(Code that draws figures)
* * * * * * *
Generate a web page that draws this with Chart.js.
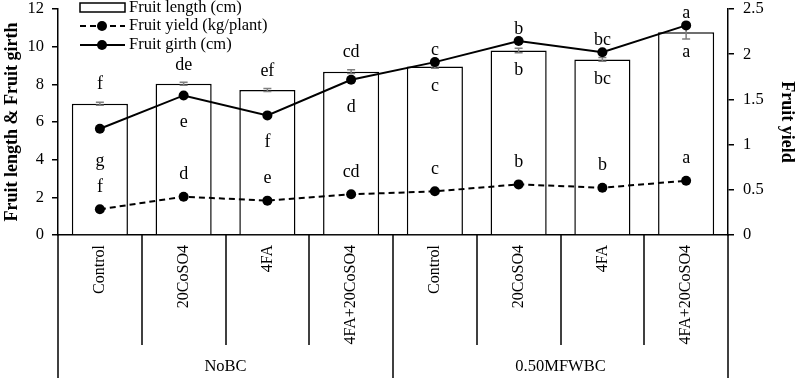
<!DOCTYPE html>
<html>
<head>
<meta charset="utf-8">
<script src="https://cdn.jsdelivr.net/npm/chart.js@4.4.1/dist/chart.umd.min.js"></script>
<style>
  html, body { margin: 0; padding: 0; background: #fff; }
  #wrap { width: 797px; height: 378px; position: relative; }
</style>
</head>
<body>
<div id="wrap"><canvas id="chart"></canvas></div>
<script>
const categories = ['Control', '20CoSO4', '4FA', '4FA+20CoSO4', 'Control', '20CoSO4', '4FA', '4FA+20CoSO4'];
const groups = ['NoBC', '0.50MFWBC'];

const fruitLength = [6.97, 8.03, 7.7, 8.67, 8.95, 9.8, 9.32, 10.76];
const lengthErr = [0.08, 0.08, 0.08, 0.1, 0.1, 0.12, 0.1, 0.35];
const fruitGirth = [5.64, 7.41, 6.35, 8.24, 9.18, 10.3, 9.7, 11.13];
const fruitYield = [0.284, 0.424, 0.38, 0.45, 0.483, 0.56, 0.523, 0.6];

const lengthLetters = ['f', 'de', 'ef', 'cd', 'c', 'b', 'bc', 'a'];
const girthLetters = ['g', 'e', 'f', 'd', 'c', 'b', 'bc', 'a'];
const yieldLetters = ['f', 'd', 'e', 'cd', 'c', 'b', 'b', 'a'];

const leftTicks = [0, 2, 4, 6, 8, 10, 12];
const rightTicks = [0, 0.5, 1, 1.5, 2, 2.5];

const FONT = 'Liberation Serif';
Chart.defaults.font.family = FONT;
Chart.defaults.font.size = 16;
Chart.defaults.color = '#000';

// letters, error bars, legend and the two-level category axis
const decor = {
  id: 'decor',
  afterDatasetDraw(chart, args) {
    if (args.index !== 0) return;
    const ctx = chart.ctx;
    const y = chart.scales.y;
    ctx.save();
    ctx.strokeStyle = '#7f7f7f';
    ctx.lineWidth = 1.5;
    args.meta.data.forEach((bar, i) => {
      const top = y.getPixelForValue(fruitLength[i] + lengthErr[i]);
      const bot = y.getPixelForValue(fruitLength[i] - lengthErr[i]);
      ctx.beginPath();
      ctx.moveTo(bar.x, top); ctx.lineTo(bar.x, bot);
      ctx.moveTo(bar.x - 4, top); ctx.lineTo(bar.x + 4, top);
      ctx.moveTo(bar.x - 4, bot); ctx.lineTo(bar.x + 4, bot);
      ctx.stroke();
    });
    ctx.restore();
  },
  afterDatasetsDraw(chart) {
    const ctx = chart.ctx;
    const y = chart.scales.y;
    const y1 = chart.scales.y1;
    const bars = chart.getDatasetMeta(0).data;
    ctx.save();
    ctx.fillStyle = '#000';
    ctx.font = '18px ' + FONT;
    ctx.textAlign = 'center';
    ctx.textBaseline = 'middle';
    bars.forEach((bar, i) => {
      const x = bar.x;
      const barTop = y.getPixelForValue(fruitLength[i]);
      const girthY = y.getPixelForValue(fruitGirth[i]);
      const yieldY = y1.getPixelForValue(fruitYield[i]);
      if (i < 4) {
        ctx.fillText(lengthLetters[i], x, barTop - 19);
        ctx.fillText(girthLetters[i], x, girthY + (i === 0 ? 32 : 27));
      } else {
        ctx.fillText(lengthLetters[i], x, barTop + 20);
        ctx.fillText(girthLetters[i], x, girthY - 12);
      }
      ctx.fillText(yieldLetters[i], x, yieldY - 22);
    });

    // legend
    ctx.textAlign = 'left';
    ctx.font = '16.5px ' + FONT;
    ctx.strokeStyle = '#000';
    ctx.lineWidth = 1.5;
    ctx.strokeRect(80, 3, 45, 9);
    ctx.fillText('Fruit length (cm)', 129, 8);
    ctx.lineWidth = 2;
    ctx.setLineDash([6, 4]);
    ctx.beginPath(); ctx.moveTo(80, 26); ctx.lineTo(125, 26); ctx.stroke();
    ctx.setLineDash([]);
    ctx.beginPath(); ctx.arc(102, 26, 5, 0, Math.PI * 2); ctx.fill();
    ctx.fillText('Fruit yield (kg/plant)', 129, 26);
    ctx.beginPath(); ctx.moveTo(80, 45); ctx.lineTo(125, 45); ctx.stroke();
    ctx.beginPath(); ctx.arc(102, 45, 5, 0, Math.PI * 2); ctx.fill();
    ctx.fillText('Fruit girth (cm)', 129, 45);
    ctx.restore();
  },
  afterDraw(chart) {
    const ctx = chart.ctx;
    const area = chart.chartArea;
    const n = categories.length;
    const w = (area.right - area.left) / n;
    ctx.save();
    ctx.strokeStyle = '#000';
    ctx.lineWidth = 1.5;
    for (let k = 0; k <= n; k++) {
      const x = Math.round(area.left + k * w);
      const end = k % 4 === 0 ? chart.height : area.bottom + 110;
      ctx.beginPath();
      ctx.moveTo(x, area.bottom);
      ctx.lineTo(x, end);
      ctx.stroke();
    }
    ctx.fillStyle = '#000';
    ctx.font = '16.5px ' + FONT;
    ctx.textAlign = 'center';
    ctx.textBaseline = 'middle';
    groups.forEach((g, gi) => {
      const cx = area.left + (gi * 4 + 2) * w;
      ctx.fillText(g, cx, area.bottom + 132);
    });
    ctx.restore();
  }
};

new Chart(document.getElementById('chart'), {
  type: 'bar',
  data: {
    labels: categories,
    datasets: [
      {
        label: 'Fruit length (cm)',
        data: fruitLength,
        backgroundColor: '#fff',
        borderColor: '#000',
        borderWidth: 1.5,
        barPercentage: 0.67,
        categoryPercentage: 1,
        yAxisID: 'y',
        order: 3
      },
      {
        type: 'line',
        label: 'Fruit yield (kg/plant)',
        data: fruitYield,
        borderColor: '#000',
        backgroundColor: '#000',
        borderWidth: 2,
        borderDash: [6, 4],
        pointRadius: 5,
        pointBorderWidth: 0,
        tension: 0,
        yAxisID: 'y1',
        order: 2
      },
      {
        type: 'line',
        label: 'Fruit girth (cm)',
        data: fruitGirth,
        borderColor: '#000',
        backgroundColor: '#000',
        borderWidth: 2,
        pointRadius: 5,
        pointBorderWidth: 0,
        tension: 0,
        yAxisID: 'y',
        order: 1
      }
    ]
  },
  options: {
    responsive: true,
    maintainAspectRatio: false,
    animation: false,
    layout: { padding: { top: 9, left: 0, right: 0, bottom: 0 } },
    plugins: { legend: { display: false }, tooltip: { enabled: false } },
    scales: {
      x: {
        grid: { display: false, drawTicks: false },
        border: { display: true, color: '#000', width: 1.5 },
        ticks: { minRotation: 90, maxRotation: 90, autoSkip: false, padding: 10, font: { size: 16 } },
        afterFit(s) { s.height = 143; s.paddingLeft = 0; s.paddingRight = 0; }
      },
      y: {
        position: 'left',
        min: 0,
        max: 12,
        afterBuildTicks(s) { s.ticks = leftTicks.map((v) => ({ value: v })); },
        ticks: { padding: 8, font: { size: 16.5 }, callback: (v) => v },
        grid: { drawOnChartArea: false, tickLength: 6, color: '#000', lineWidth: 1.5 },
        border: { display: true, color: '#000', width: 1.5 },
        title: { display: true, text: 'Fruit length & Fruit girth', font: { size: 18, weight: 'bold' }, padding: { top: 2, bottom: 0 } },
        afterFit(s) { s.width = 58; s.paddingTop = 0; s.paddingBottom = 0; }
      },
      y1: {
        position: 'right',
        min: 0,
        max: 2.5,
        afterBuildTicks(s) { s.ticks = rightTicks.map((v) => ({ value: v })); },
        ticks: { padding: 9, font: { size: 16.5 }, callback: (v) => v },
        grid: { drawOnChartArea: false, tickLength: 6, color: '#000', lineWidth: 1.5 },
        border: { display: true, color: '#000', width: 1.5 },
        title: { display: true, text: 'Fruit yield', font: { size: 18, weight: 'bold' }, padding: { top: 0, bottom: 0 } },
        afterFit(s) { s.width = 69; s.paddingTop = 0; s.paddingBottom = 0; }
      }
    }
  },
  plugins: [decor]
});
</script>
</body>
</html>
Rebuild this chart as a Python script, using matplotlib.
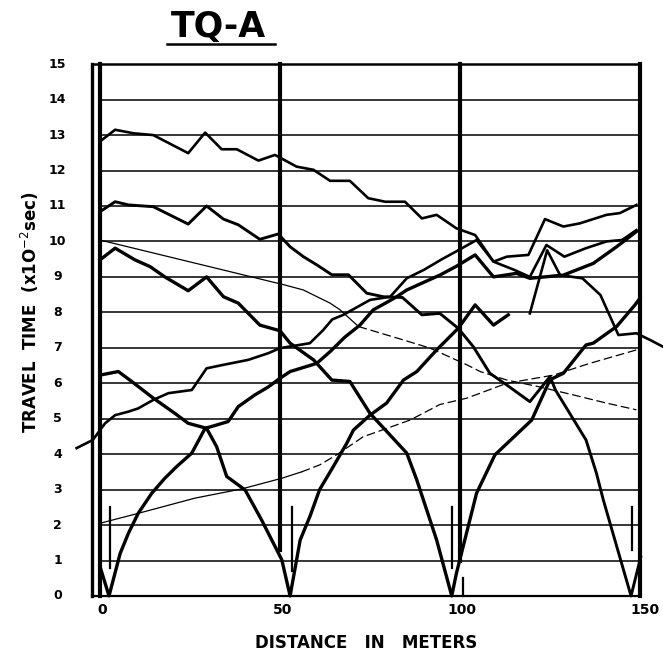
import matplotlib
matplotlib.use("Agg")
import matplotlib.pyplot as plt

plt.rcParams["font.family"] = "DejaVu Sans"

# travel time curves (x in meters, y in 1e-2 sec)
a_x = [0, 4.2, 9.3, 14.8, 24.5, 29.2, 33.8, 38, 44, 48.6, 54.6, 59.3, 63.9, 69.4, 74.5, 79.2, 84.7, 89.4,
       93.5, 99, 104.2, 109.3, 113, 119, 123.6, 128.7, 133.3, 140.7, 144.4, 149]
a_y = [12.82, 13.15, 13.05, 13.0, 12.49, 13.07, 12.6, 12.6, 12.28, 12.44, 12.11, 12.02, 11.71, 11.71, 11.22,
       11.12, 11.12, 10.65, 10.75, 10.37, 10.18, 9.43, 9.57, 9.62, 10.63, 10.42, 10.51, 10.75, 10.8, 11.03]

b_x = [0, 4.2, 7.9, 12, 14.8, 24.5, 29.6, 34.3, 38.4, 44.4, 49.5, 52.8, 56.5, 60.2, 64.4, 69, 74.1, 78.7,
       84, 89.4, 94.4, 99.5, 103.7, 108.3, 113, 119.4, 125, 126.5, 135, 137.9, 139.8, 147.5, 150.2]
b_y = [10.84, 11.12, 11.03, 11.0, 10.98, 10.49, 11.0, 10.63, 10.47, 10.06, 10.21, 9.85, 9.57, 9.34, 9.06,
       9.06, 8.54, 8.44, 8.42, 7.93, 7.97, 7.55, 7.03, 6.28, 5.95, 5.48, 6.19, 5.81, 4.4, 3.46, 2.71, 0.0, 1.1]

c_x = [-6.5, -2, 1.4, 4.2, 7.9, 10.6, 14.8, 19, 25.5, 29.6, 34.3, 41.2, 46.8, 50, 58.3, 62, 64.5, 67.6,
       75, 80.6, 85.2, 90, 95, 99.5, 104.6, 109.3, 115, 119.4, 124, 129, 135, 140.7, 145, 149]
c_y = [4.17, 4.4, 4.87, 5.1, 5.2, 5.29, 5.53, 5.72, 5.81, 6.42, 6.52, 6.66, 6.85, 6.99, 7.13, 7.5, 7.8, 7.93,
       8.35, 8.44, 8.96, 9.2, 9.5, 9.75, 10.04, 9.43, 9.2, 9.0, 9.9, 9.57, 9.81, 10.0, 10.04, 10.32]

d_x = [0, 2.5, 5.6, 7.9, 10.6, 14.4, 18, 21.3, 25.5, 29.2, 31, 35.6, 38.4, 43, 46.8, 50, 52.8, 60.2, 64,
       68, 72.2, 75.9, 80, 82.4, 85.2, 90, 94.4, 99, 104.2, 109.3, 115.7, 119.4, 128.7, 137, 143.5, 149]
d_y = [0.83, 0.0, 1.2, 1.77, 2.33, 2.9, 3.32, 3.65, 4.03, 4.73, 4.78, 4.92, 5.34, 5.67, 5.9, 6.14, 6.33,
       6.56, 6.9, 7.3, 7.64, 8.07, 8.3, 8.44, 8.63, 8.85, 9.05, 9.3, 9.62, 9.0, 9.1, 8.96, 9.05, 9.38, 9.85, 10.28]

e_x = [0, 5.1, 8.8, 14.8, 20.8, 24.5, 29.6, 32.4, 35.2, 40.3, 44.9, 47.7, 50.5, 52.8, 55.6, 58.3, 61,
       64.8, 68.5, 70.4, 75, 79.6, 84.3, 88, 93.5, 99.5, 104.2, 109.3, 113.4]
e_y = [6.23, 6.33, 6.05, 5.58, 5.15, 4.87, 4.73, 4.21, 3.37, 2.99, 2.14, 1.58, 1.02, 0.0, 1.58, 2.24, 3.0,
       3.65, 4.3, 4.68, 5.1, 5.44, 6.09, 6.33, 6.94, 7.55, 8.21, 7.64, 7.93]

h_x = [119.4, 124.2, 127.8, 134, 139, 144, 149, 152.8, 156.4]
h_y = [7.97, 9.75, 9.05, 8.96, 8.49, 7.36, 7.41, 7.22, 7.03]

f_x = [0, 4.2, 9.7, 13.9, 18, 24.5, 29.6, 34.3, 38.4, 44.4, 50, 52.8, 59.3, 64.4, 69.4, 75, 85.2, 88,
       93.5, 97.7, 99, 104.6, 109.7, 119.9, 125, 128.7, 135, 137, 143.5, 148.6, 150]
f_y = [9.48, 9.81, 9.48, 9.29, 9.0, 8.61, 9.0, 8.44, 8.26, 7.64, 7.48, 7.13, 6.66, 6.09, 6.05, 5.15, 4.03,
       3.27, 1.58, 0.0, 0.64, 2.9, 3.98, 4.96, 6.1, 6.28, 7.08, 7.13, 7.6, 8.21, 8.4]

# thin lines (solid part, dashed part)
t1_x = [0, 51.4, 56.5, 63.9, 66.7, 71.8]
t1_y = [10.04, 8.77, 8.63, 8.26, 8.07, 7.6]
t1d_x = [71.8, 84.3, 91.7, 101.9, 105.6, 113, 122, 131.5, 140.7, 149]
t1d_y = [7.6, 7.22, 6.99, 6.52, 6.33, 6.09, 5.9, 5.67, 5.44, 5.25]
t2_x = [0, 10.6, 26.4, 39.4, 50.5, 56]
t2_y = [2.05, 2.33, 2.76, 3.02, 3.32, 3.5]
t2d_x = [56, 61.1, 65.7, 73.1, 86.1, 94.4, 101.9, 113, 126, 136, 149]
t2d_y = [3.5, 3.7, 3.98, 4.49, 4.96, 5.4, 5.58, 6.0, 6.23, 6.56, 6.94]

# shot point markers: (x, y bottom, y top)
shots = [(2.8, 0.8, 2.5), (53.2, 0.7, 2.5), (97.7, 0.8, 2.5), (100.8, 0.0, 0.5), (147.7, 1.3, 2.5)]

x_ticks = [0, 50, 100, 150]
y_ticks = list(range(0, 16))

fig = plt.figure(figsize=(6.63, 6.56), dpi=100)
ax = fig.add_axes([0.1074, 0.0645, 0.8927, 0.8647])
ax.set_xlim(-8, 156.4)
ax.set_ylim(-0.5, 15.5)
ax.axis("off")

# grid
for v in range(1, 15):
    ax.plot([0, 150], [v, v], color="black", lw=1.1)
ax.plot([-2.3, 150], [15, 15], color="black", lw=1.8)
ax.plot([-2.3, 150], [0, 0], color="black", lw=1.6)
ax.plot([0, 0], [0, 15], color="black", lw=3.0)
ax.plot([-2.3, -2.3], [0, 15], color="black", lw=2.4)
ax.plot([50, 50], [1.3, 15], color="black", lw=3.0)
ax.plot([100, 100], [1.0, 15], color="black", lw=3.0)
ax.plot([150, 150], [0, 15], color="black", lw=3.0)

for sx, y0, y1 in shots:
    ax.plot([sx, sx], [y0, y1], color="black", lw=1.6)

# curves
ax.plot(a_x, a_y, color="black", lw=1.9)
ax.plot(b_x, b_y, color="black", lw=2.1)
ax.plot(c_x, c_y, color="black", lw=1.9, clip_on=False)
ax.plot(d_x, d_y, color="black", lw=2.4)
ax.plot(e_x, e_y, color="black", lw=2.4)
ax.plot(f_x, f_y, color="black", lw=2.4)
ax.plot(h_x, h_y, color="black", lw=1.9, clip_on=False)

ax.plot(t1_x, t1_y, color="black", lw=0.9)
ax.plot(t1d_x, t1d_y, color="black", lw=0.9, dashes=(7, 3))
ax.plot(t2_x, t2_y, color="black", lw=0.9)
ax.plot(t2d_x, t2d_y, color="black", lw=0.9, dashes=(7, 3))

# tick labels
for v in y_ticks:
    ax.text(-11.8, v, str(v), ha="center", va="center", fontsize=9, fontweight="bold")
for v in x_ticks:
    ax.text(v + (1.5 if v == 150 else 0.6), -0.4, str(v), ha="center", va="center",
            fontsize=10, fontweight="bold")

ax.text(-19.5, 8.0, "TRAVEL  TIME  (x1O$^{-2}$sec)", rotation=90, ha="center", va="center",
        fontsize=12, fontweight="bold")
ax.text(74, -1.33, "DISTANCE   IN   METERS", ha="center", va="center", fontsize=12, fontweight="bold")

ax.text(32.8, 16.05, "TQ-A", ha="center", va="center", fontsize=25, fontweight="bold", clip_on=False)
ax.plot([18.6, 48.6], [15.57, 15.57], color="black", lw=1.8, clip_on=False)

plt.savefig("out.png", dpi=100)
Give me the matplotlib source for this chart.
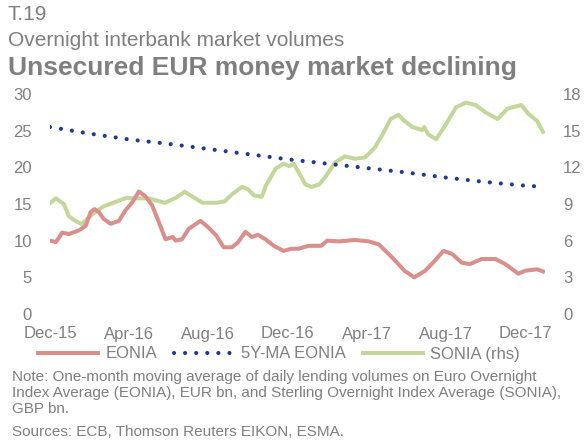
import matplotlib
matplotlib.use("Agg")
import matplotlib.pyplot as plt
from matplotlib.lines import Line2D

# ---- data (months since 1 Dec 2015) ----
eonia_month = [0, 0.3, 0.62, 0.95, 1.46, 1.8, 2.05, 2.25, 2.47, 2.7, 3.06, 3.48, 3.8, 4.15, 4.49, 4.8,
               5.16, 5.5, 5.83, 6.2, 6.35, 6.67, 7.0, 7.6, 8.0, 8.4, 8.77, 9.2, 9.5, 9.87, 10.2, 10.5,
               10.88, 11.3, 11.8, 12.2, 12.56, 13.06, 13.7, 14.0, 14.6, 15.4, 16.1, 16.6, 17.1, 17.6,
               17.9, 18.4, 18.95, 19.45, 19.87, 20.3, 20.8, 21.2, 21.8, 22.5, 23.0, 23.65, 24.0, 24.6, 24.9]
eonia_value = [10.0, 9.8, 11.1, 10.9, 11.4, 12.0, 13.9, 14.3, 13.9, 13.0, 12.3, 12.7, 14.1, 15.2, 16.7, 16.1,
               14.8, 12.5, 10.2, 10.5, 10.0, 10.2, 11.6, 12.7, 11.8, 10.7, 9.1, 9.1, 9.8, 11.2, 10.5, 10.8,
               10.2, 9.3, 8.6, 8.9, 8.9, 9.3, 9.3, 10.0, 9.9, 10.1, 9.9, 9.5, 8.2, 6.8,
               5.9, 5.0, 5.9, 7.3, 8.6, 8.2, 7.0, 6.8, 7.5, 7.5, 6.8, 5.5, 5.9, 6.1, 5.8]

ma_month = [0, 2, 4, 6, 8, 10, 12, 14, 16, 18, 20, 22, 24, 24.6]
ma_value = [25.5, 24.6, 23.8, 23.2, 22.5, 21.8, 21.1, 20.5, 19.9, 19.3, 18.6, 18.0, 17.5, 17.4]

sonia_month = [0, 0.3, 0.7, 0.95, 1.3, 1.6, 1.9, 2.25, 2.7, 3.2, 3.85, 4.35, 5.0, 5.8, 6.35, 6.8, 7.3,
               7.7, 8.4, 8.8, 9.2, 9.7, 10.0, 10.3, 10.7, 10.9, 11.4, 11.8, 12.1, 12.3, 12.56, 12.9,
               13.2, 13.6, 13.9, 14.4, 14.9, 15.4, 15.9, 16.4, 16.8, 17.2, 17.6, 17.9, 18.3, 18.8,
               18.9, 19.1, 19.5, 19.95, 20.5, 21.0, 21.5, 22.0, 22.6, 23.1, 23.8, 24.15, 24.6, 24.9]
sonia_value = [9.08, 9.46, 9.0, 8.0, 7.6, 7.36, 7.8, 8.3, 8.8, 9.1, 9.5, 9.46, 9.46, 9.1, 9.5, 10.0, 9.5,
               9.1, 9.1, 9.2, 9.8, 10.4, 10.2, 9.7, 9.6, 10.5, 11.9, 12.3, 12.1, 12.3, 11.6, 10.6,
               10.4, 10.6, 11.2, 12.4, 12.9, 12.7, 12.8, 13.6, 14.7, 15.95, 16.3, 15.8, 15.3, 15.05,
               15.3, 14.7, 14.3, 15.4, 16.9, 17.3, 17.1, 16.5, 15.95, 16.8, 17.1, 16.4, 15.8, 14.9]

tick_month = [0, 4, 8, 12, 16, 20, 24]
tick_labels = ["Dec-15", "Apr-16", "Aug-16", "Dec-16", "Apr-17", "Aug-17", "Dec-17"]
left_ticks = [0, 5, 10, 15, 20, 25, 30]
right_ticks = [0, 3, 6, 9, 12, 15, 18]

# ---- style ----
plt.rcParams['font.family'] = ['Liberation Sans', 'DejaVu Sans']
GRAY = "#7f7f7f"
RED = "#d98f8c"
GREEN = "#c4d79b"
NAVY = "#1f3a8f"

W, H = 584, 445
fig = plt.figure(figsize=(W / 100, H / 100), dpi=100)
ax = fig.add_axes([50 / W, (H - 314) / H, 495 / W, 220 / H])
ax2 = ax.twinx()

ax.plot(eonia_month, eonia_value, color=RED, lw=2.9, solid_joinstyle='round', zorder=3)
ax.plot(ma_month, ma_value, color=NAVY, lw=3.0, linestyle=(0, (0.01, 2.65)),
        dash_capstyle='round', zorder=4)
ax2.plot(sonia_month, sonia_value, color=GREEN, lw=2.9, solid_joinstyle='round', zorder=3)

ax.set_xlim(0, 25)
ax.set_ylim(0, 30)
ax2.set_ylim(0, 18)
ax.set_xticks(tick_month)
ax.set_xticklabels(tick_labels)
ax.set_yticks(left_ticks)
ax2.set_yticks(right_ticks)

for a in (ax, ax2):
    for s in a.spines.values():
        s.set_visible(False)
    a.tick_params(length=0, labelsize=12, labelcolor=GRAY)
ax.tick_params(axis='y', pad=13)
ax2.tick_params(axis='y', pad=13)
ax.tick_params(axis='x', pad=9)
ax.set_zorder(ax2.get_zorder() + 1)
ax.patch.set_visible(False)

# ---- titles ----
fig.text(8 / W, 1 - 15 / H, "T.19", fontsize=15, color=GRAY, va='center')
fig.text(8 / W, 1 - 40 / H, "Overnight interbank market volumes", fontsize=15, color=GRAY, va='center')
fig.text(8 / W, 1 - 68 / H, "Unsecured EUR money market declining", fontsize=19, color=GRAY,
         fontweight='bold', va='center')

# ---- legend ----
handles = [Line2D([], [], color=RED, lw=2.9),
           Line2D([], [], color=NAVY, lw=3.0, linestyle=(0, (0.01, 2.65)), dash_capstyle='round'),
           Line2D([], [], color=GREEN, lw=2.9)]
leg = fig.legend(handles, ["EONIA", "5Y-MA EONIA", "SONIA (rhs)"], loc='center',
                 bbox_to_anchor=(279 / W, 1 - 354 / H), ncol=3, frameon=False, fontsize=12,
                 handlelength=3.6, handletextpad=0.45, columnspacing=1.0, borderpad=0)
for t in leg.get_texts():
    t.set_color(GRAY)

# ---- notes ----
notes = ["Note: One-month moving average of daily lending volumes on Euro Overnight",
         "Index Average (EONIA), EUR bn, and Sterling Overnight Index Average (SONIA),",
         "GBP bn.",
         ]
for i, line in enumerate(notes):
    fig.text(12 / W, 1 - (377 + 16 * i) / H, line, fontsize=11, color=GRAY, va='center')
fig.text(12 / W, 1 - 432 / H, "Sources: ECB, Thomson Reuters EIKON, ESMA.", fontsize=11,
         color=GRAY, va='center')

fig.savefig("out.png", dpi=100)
* * * * * * *
CHALLENGE: Among the entries above, identify all lines with "script" and copy them.

FINAL ANSWER:
<script src="https://cdn.jsdelivr.net/npm/chart.js@4.4.1/dist/chart.umd.min.js"></script>
<script>
</script>
Rebuild this chart as a Python script, using matplotlib.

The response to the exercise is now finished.